Tuesday, November 04, 2014

VOQOTD: Dejohnette on chops

The first of many valuable things I'm sure we'll be mining from the Percussive Notes archives. Here Jack Dejohnette, interviewed by Charlie Perry, says something we hopefully already knew, but which bears repeating:

P: You have an excellent technique. Did you devote a lot of time to developing it?

D: Let me put it this way: When I practiced, or played a gig, I tried for musical ideas. I wasn't out to be just a good technician but a whole drummer, a musician. My technique grew along with everything else.

P: In other words, you developed the appropriate technique and drumistic skills that were necessary to execute your ideas and function as a musician.

D: That was the idea.

P: Too bad more drummers don't follow that line of reasoning. Some of them, particularly the younger drummers, the students, become so involved with technique that they lose sight of the music. They function as technicians rather than musicians.

D: Yeah. Well, some cats use technique for an ego trip. You know, they play a lot of freaky things just to stand out. That's because a lot of people (audiences) are floored by “flash.” They say, “Wow, ain’t that something!” But sometimes it’s really nothing.

P: Just a bunch of notes played fast without rhyme or reason.

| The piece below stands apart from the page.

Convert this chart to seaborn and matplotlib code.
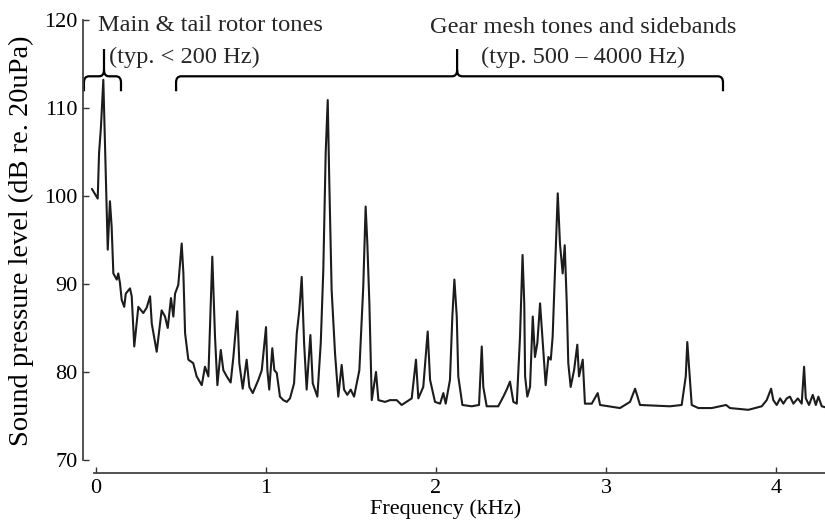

D: That’s about it! Another thing is that some drummers think the faster they play, the more they say. It’s like a cat who talks real fast and uses a lot of fancy words but talks nonsense. What the drummer, or any musician, has to say, should fit into the musical conversation. If it doesn’t, it shouldn't be said.


Ed Pierce said...

Hopefully this is not too far afield, but this exchange reminds me of an article I read recently on the movie "Whiplash": http://www.newyorker.com/culture/richard-brody/whiplash-getting-jazz-right-movies
I haven't seen the movie (nor do I plan on it; even though it's gotten great reviews, from the trailers it's always looked pretty bogus to me), but my son did, and he confirmed that he got the same feeling from the movie as that expressed by the fellow who wrote the article. The only thing I might take issue with in the article is his dissing of Buddy Rich--Rich was, after all, a major jazz and big band drummer--; but I understand the point he is making about someone who claims to love jazz drumming but only cites Buddy Rich as an influence (although I don't think that's a reason to denigrate Rich, per se, only the attitude of the person who idolizes him).

Todd Bishop said...

Thanks for the link! I like this line: "The movie’s very idea of jazz is a grotesque and ludicrous caricature."

That was the impression I was getting from the advance stuff... I should probably go see it, since I've been kind of ripping it apart.

Not that I've encountered that many of them, but I've never been able to relate to people who are only into Buddy-- so I can dig where he's coming from. He does come off kind of harsh about him. It is pretty offensive if Buddy is the only drummer the filmmakers have heard of. WTF business do they have making this thing, if that's the case? I'll give this a dedicated post once I see the thing...

Ed Pierce said...

Yeah, I can see where he's coming from, too. When I meet a drummer who says he loves jazz, and then I ask who his favorite drummers are, and all he can say is "Buddy Rich" (with maybe a "Louie Bellson" thrown in), it's a red flag that the person probably hasn't done any listening homework. Still, that's not Buddy or Louie's fault; just because someone is ignorant of Max Roach, Philly Joe, Elvin, Tony, et al, is no reason to call into question the jazz bonafides of Buddy Rich (even if he isn't to the writer's personal taste).